Martina Pigliapoco, carabiniera osimana, racconta come ha salvato una mamma che voleva lanciarsi da un ponte tibetano sospeso a 80 metri

«Sono arrivata a 10 o 15 metri da lei, che mi intimava di non procedere. Era già aggrappata al ponte, mi sono seduta per farle capire che poteva fidarsi di me e che ero lì per aiutarla e da quel momento sono partite 4 ore di “trattativa”». Martina Pigliapoco, carabiniere in forza alla stazione di San Vito di Cadore, racconta come lunedì scorso ha salvato la vita a una mamma che voleva gettarsi dal ponte tibetano di Perarolo, sospeso a 80 metri. «Erano le 9,50 quando l’autopattuglia sulla quale ero operativa ha ricevuto la segnalazione dalla centrale di Cortina d’Ampezzo- racconta Martina- diceva di portarsi al ponte di Perarolo perché alcuni testimoni avevano visto una donna scavalcare il parapetto del ponte tibetano. Siamo andati noi perché eravamo a 5 minuti da lì. Sul posto c’era già il sindaco, una delle persone che aveva fatto la segnalazione, e ci ha indicato la signora anche se l’avevamo già vista arrivando. Il mio collega si è fermato all’imbocco del ponte, io sono riuscita ad arrivare a 10 o 15 metri dalla signora, che però mi ha intimato di non andare oltre. A quel punto ho deciso di sedermi, senza fare movimenti bruschi, per tranquillizzarla e ottenere la sua fiducia. Volevo capisse che ero lì per aiutarla». Da quel momento è partito un vero e proprio monologo di Martina: «Non collaborava, non rispondeva, per le prime 3 ore ho parlato solo io, lei faceva solo piccoli cenni incomprensibili. Le ho raccontato di me per cercare un punto che potesse interessarle, lei era sempre lì in quella posizione. Il rischio è che da un momento all’altro potesse cadere accidentalmente. La chiave di volta? Quando le ho chiesto se avesse famiglia, se ci fosse qualcuno che si prendeva cura di lei. Mi ha risposto di avere dei figli e ho capito che potevo lavorarci su. La macchina dei soccorsi intanto si era già attivata, sono arrivati altri colleghi, compreso il negoziatore che è una figura specializzata per queste situazioni. Il problema era che la signora non voleva farlo avvicinare, non voleva ci fossero altre persone a parte me, quindi sentivo il negoziatore con dei messaggi whatsapp. Non potevo neppure telefonargli, altrimenti lei si sarebbe agitata». Poi la situazione si è tranquillizzata. «Dopo gli ultimi 20 minuti di dialogo in cui lei si è confidata con me, si è convinta a scavalcare e a tornare sul ponte. Le ho teso la mano e l’ho abbracciata forte. Quando è tornata su era una persona lucida, e ha pensato subito alla sua famiglia». 

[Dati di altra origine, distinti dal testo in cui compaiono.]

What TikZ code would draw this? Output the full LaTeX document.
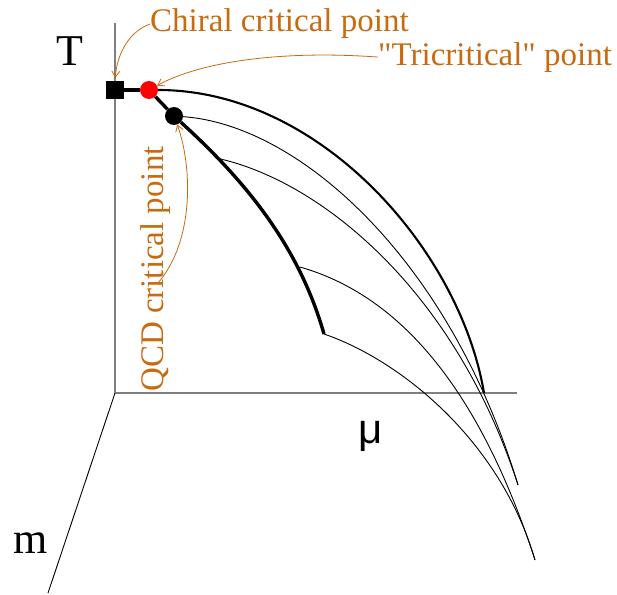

«Cosa si prova subito dopo? Non lo so ancora, è una esperienza che ti tocca e ti segna a vita specialmente se non sei una persona specializzata e formata per quel tipo di intervento. Quando sono arrivata ho seguito semplicemente l’istinto. Ci sono tante persone che ogni giorno salvano vite per lavoro, non penso di aver fatto nulla di così speciale- dice Martina- mi sento onorata dei ringraziamenti. Lei? Non l’ho risentita, spero di farlo per sapere come sta. Adesso no, non mi sento di contattarla subito perché non vorrei che mi collegasse alla situazione e potesse rivivere il trauma, resterà comunque una persona importantissima per me».